We built Truss because we were frustrated with the long feedback loops in ML model deployment. When you have to wait for your server to rebuild every time you make a change, iteration is painful.

Meanwhile, web developers have enjoyed live reload workflows for years, where changes are patched onto a running server and available almost instantly.

With Truss, you get the same live reload workflow for serving ML models.

Truss' live reload model serving workflow

Create a Truss

truss init TARGET_DIRECTORY

A Truss is an abstraction for a model server. But more literally, it’s a set of files. Running truss init creates those files in a target directory.

To package a model with Truss, follow the quickstart, a step-by-step example, or an example from GitHub.

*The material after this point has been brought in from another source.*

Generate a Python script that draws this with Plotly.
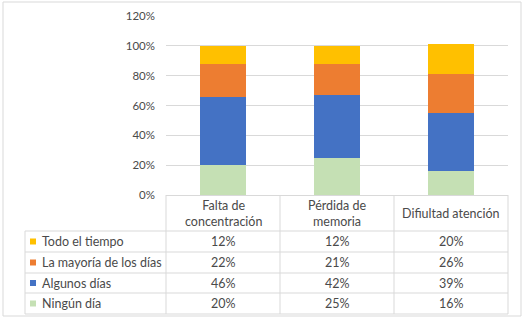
import plotly.graph_objects as go

categories = ["Falta de concentración", "Pérdida de memoria", "Difiultad atención"]
header_labels = ["Falta de<br>concentración", "Pérdida de<br>memoria", "Difiultad atención"]
series_names = ["Ningún día", "Algunos días", "La mayoría de los días", "Todo el tiempo"]
ningun = [0.20, 0.25, 0.16]
algunos = [0.46, 0.42, 0.39]
mayoria = [0.22, 0.21, 0.26]
todo = [0.12, 0.12, 0.20]
colors = ["#C5E0B4", "#4472C4", "#ED7D31", "#FFC000"]
y_ticks = [0, 0.2, 0.4, 0.6, 0.8, 1.0, 1.2]

series_values = [ningun, algunos, mayoria, todo]

W, H = 523, 322
L, R, T, B = 166, 15, 16, 127
PW, PH = W - L - R, H - T - B
FONT = "Lato"
TXT = "#4a4a4a"
LINE = "#D9D9D9"
FS = 12.5


def px(x):
    return (x - L) / PW


def py(y):
    return (H - B - y) / PH


fig = go.Figure()
for name, vals, col in zip(series_names, series_values, colors):
    fig.add_trace(go.Bar(x=categories, y=vals, name=name, marker_color=col,
                         marker_line_width=0, showlegend=False, hoverinfo="skip"))

shapes = []
annotations = []

# outer frame
shapes.append(dict(type="rect", xref="paper", yref="paper", x0=px(3), x1=px(521),
                   y0=py(316), y1=py(2), line=dict(color="#D9D9D9", width=1)))

# table geometry
row_lines = [231, 252, 273, 293, 314]
col_edges = [166, 280, 394, 508]
for yl in row_lines:
    shapes.append(dict(type="line", xref="paper", yref="paper", x0=px(25), x1=px(508),
                       y0=py(yl), y1=py(yl), line=dict(color=LINE, width=1)))
for xc in col_edges:
    shapes.append(dict(type="line", xref="paper", yref="paper", x0=px(xc), x1=px(xc),
                       y0=py(195), y1=py(314), line=dict(color=LINE, width=1)))
shapes.append(dict(type="line", xref="paper", yref="paper", x0=px(25), x1=px(25),
                   y0=py(231), y1=py(314), line=dict(color=LINE, width=1)))

# header
for cat, lab in zip(categories, header_labels):
    annotations.append(dict(x=cat, xref="x", y=py(213), yref="paper", text=lab,
                            showarrow=False, font=dict(family=FONT, size=FS, color=TXT),
                            xanchor="center", yanchor="middle"))

# rows (top to bottom: reverse of stack order)
order = list(range(len(series_names)))[::-1]
for i, s in enumerate(order):
    ytop, ybot = row_lines[i], row_lines[i + 1]
    yc = (ytop + ybot) / 2
    shapes.append(dict(type="rect", xref="paper", yref="paper", x0=px(30), x1=px(36),
                       y0=py(yc + 3), y1=py(yc - 3), fillcolor=colors[s], line_width=0))
    annotations.append(dict(x=px(40), xref="paper", y=py(yc), yref="paper",
                            text=series_names[s], showarrow=False, xanchor="left",
                            yanchor="middle", font=dict(family=FONT, size=FS, color=TXT)))
    for cat, v in zip(categories, series_values[s]):
        annotations.append(dict(x=cat, xref="x", y=py(yc), yref="paper",
                                text=f"{round(v * 100)}%", showarrow=False,
                                xanchor="center", yanchor="middle",
                                font=dict(family=FONT, size=FS, color=TXT)))

fig.update_layout(
    width=W, height=H, barmode="stack", bargap=0.6,
    margin=dict(l=L, r=R, t=T, b=B, autoexpand=False),
    plot_bgcolor="white", paper_bgcolor="white",
    xaxis=dict(showticklabels=False, showgrid=False, showline=True, linecolor=LINE,
               ticks="", fixedrange=True),
    yaxis=dict(range=[0, 1.2], tickvals=y_ticks, tickformat=".0%", gridcolor=LINE,
               zeroline=False, showline=False, ticks="", ticklabelstandoff=10,
               fixedrange=True, tickfont=dict(family=FONT, size=11.5, color=TXT)),
    shapes=shapes, annotations=annotations,
)

fig.write_html("out.html", config={"displayModeBar": False, "staticPlot": True})

with open("out.html", "r", encoding="utf-8") as f:
    html = f.read()
html = html.replace("<head>", "<head><style>html,body{margin:0;padding:0;overflow:hidden;}</style>", 1)
with open("out.html", "w", encoding="utf-8") as f:
    f.write(html)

See the CLI reference for more information on truss init.

Spin up model server

truss push

A model server takes requests, passes them through an ML model, and returns the model’s output. When you’re ready to start testing your Truss, use truss push to spin up a model server with your model and config.

See the CLI reference for more information on truss init.

Test the model

truss predict

Once your model server is live, you can invoke your model with truss predict.

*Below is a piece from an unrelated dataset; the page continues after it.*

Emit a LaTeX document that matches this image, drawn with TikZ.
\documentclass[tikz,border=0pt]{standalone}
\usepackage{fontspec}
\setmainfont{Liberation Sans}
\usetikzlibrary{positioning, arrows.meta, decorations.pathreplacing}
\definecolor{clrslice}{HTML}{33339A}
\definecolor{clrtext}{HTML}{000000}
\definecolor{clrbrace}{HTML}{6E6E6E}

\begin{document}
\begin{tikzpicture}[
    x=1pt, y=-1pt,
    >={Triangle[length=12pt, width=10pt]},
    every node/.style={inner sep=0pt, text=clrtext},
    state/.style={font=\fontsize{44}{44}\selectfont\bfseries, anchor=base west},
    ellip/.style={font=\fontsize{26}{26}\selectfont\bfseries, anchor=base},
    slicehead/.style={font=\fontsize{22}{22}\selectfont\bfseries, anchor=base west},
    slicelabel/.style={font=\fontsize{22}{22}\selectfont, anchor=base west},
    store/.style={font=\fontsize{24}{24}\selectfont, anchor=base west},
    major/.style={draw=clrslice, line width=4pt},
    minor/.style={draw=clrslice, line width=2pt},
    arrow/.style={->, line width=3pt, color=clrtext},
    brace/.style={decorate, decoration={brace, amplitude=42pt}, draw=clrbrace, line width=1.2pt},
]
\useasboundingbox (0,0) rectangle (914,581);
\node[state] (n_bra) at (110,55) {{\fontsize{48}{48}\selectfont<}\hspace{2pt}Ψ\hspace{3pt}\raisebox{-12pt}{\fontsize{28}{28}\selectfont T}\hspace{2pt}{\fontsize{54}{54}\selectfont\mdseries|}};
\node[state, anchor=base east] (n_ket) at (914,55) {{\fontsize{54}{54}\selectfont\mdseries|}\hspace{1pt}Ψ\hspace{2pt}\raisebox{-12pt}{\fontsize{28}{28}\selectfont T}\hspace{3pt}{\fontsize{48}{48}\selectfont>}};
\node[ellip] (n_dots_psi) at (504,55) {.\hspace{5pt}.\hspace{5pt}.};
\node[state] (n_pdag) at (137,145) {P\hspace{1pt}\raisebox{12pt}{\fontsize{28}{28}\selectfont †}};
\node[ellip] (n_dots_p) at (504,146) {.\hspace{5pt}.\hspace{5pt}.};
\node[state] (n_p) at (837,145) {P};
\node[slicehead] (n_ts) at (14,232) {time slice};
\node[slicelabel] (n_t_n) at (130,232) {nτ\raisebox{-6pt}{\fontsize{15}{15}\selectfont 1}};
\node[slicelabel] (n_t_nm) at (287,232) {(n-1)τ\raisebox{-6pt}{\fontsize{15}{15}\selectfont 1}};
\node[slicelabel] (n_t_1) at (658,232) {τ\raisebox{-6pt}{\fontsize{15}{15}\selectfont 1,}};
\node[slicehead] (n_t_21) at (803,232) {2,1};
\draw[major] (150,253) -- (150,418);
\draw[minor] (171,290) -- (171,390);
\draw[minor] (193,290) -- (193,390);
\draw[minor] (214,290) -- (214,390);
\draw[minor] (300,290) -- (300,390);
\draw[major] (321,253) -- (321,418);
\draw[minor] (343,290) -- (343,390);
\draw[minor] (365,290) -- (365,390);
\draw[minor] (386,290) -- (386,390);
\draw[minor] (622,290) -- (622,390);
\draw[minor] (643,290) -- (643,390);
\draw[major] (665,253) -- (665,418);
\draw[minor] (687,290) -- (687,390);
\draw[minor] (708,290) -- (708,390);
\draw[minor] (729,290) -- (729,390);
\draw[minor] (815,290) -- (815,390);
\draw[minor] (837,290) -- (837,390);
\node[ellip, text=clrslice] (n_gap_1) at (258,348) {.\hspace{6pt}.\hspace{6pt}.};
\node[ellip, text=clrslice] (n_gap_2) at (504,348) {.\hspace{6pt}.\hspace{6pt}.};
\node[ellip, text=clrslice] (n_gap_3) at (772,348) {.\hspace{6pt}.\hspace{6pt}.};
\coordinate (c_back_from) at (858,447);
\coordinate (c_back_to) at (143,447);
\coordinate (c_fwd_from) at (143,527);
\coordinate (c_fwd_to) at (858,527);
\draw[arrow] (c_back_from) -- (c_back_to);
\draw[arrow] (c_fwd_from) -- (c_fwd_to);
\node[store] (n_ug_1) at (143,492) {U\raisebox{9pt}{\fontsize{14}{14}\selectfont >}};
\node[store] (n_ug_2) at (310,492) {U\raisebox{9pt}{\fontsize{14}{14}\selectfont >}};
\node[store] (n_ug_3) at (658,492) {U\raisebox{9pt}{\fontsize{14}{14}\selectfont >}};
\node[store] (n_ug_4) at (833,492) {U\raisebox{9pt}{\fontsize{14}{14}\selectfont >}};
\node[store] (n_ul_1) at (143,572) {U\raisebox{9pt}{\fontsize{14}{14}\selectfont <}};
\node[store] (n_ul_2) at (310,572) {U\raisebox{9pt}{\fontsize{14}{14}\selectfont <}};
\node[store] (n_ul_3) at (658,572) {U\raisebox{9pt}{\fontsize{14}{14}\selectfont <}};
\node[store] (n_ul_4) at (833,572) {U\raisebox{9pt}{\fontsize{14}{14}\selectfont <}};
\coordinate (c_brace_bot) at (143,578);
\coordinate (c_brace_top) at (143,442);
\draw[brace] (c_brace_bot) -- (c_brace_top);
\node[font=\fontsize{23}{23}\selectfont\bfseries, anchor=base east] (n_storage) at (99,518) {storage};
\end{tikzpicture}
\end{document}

See the CLI reference for more information on truss predict.

Watch for changes

Run the truss watch command in a new terminal tab in the same working directory, as you’ll need to leave it running while you work.

truss watch

When you make a change with truss watch running, it will automatically attempt to patch that change onto the model server. Most changes to model.py and config.yaml can be patched.

The following changes should not be made in a live reload workflow:

  • Updates to resources in config.yaml, which must be set before the first truss push
  • Changes to the model_name in config.yaml. Changing the model name requires a new truss push to create a new model server.

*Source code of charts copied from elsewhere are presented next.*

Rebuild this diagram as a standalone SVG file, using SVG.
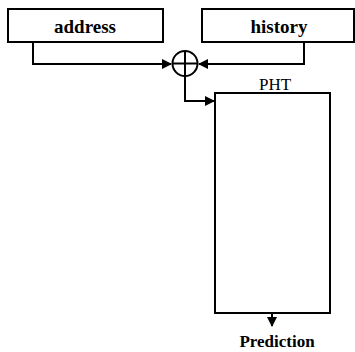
<svg xmlns="http://www.w3.org/2000/svg" width="355" height="352" viewBox="0 0 355 352">
  <style>
    .box { fill: #fff; stroke: #000; stroke-width: 2; }
    .wire { fill: none; stroke: #000; stroke-width: 2; }
    .lbl { font-family: "Liberation Serif", "Times New Roman", serif; fill: #000; text-anchor: middle; }
    .b { font-weight: bold; }
  </style>
  <defs>
    <marker id="arrow" markerWidth="10" markerHeight="10" refX="9" refY="5" orient="auto" markerUnits="userSpaceOnUse">
      <path d="M0,0 L10,5 L0,10 Z" fill="#000"/>
    </marker>
  </defs>

  <g id="address">
    <rect class="box" x="8" y="9" width="155" height="33"/>
    <text class="lbl b" x="85" y="33" font-size="19">address</text>
  </g>

  <g id="history">
    <rect class="box" x="202" y="9" width="152" height="33"/>
    <text class="lbl b" x="279" y="33" font-size="19">history</text>
  </g>

  <g id="xor">
    <circle class="wire" cx="185" cy="63.5" r="12.5"/>
    <path class="wire" d="M172.5,63.5 H197.5 M185,51 V76"/>
  </g>

  <g id="pht">
    <text class="lbl" x="275" y="90" font-size="17">PHT</text>
    <rect class="box" x="215" y="93" width="115" height="220"/>
  </g>

  <g id="prediction">
    <text class="lbl b" x="277" y="347" font-size="17">Prediction</text>
  </g>

  <g id="connectors">
    <path class="wire" d="M33,42 V64 H171" marker-end="url(#arrow)"/>
    <path class="wire" d="M304,42 V64 H199" marker-end="url(#arrow)"/>
    <path class="wire" d="M185,76 V101 H214" marker-end="url(#arrow)"/>
    <path class="wire" d="M272,313 V326" marker-end="url(#arrow)"/>
  </g>
</svg>
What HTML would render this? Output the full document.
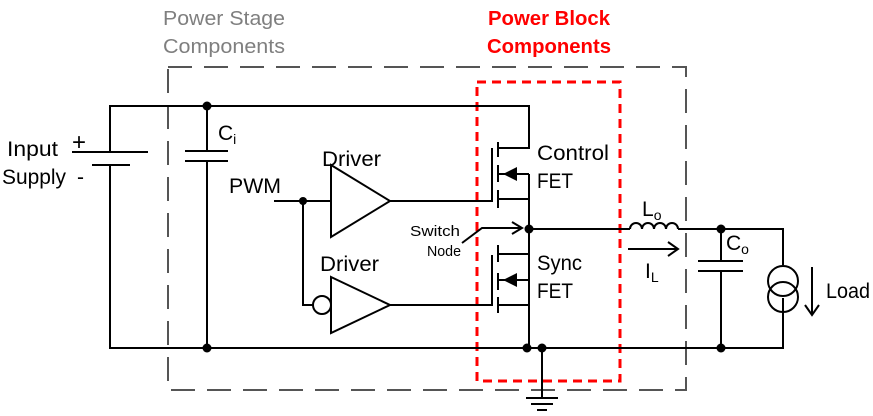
<!DOCTYPE html>
<html><head><style>
body{margin:0;background:#fff}
svg{display:block}
text{font-family:"Liberation Sans",sans-serif}
</style></head><body>
<svg width="873" height="416" viewBox="0 0 873 416" xmlns="http://www.w3.org/2000/svg">
<g font-size="20" fill="#7f7f7f" text-anchor="middle">
<text x="224" y="25" textLength="122" lengthAdjust="spacingAndGlyphs">Power Stage</text>
<text x="224" y="53" textLength="122" lengthAdjust="spacingAndGlyphs">Components</text>
</g>
<g font-size="20" fill="#ff0000" font-weight="bold" text-anchor="middle">
<text x="549" y="25" textLength="122" lengthAdjust="spacingAndGlyphs">Power Block</text>
<text x="549" y="53" textLength="124" lengthAdjust="spacingAndGlyphs">Components</text>
</g>
<rect x="168" y="67" width="518" height="323" fill="none" stroke="#555" stroke-width="2" stroke-dasharray="24,12"/>
<rect x="477" y="82" width="143" height="299" fill="none" stroke="#ff0000" stroke-width="3" stroke-dasharray="9,6"/>
<g stroke="#000" stroke-width="2" fill="none">
<path d="M110 152 V106 H529 V148 H498"/>
<path d="M110 165 V348 H783 V298"/>
<path d="M72 152 H148 M92 165 H130"/>
<path d="M207 106 V151 M207 161 V348 M185 151 H228 M185 161 H228"/>
<path d="M274 201 H330 M303 201 V305 H313"/>
<circle cx="322" cy="305" r="9"/>
<path d="M331 165 L390 201 L331 237 Z"/>
<path d="M331 277 L390 305 L331 333 Z"/>
<path d="M390 201 H492 V148 M390 305 H492 V255"/>
<path d="M498 142 V157 M498 165 V182 M498 190 V208"/>
<path d="M498 174 H529 M498 199 H529 M529 174 V348"/>
<path d="M498 245 V262 M498 273 V290 M498 297 V313"/>
<path d="M498 254 H529 M498 280 H529 M498 305 H529"/>
<path d="M529 229 H630 M678 229 H783 V265"/>
<path d="M630 229 a6 6 0 0 1 12 0 a6 6 0 0 1 12 0 a6 6 0 0 1 12 0 a6 6 0 0 1 12 0"/>
<path d="M721 229 V261 M721 271 V348 M698 261 H743 M698 271 H743"/>
<circle cx="783" cy="281" r="15"/>
<circle cx="783" cy="297" r="15"/>
<path d="M542 348 V398 M526 398 H558 M531 404 H553 M537 410 H547"/>
<path d="M462 243 L482 228 H522 M512 222 L522 228 L512 234"/>
<path d="M628 249 H678 M668 242 L678 249 L668 256"/>
<path d="M812 267 V315 M805 305 L812 315 L819 305"/>
</g>
<path d="M503 174 L517 167 V181 Z M503 280 L517 273 V287 Z" fill="#000"/>
<g fill="#000">
<circle cx="207" cy="106" r="4.5"/><circle cx="207" cy="348" r="4.5"/>
<circle cx="303" cy="201" r="4"/><circle cx="529" cy="229" r="4.5"/>
<circle cx="527" cy="348" r="4.5"/><circle cx="542" cy="348" r="4.5"/>
<circle cx="721" cy="229" r="4.5"/><circle cx="721" cy="348" r="4.5"/>
</g>
<g font-size="21" fill="#000">
<text x="7" y="156" textLength="51" lengthAdjust="spacingAndGlyphs">Input</text>
<text x="2" y="184" textLength="64" lengthAdjust="spacingAndGlyphs">Supply</text>
<text x="72" y="150" font-size="24">+</text>
<text x="77" y="184">-</text>
<text x="218" y="140">C<tspan font-size="14" dy="4">i</tspan></text>
<text x="229" y="193" textLength="52" lengthAdjust="spacingAndGlyphs">PWM</text>
<text x="322" y="166" textLength="59" lengthAdjust="spacingAndGlyphs">Driver</text>
<text x="320" y="271" textLength="59" lengthAdjust="spacingAndGlyphs">Driver</text>
<text x="537" y="160" textLength="72" lengthAdjust="spacingAndGlyphs">Control</text>
<text x="537" y="188" textLength="36" lengthAdjust="spacingAndGlyphs">FET</text>
<text x="537" y="270" textLength="45" lengthAdjust="spacingAndGlyphs">Sync</text>
<text x="537" y="298" textLength="36" lengthAdjust="spacingAndGlyphs">FET</text>
<text x="642" y="216">L<tspan font-size="14" dy="4">o</tspan></text>
<text x="645" y="278">I<tspan font-size="14" dy="4">L</tspan></text>
<text x="726" y="250">C<tspan font-size="14" dy="4">o</tspan></text>
<text x="826" y="298" textLength="44" lengthAdjust="spacingAndGlyphs">Load</text>
</g>
<g font-size="15" fill="#000">
<text x="410" y="236" textLength="50" lengthAdjust="spacingAndGlyphs">Switch</text>
<text x="427" y="256" textLength="34" lengthAdjust="spacingAndGlyphs">Node</text>
</g>
</svg>
</body></html>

See the CLI reference for more information on truss watch.

Publish your model

Once you’re happy with your model, stop truss watch and run:

truss push --publish

This will re-build your model server on production infrastructure.

Use model in production

To invoke the published model, run:

truss predict --published

With Baseten as your remote host, your model is served behind autoscaling infrastructure and is available via an API endpoint.